Nach dem, was gesagt worden ist, bemühe ich mich, die Situation aus meiner Sicht zusammenzufassen. Wir haben eine gute Ausgangsposition. Ich leugne nicht, dass auch ich eine gute Ausgangsposition übernommen habe, wie übrigens auch mein Vorgänger. Wir haben offensichtlich das Glück, dass in Baden-Württemberg die Schwierigkeiten aufgrund verschiedener Umstände nicht so groß sind wie in anderen Bundesländern. Nur – ich habe Verständnis, dass Sie dies nicht, jedenfalls nicht öffentlich, unterstreichen

(Minister Dr. Schäuble)

können, aber einfach für Ihr persönliches Bewusstsein und für Ihr persönliches Denken –: Es ist schon auffallend, dass sich auch bei der inneren Sicherheit eine eindeutige Tendenz von Norden nach Süden, und zwar zum Positiven ergibt. Bayern und Baden-Württemberg liegen vorn. Wir haben, wie alle wissen, die niedrigste Kriminalitätsbelastung und die zweithöchste Aufklärungsquote, Bayern hat die höchste Aufklärungsquote und die zweitniedrigste Kriminalitätsbelastung.

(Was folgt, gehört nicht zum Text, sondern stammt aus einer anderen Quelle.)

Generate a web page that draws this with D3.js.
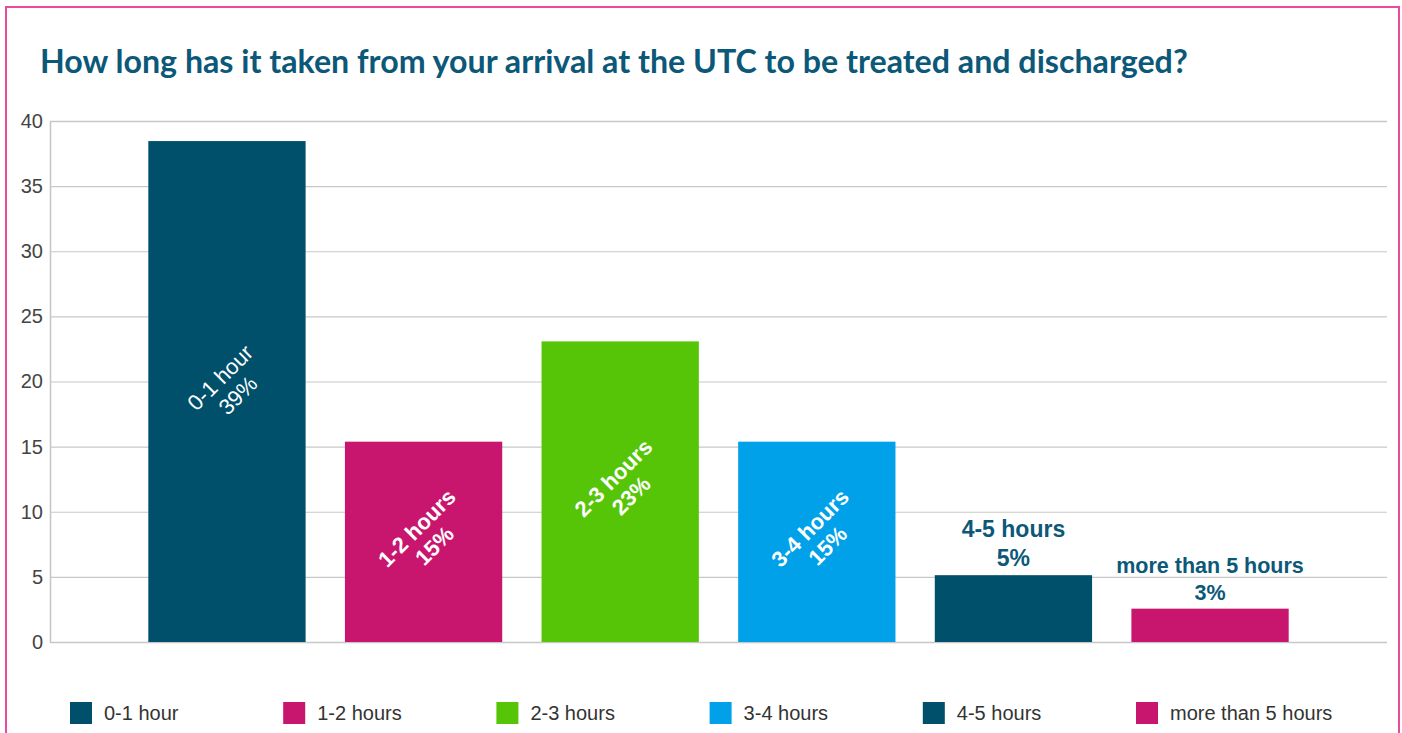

Ich vermute, dass neben allen Verdiensten der Polizeibeamtinnen und Polizeibeamten, wofür wir alle dankbar sind, dies auch ein klein wenig mit der richtigen Politik zu tun hat, die Gott sei Dank hier in BadenWürttemberg schon traditionell, und zwar über den Tag hinaus, betrieben wird.

(Beifall bei der CDU)

Ich vermerke auch dankbar – und wenn das künftig so bleibt, ist das ein Wert für alle –: Wir profitieren vermutlich alle, vor allem aber die Bürgerinnen und Bürger, davon, wenn bei manchmal so emotionsgeladenen Themen wie der inneren Sicherheit es immer wieder gelingt, einen möglichst breiten Konsens herzustellen. Dass einige Themen da sein müssen, Herr Kollege Redling und Herr Kollege Hackl, bei denen man sich auch streiten muss – ich komme noch ein bisschen darauf zurück –, ist ja selbstverständlich. Sonst wäre es im Landtag von Baden-Württemberg langweilig, und wir wissen ja alle, dass es im Landtag von Baden-Württemberg nicht langweilig ist, sondern dass jede Debatte, jeder Plenartag von morgens bis abends regelrecht mit Spannung erfüllt ist.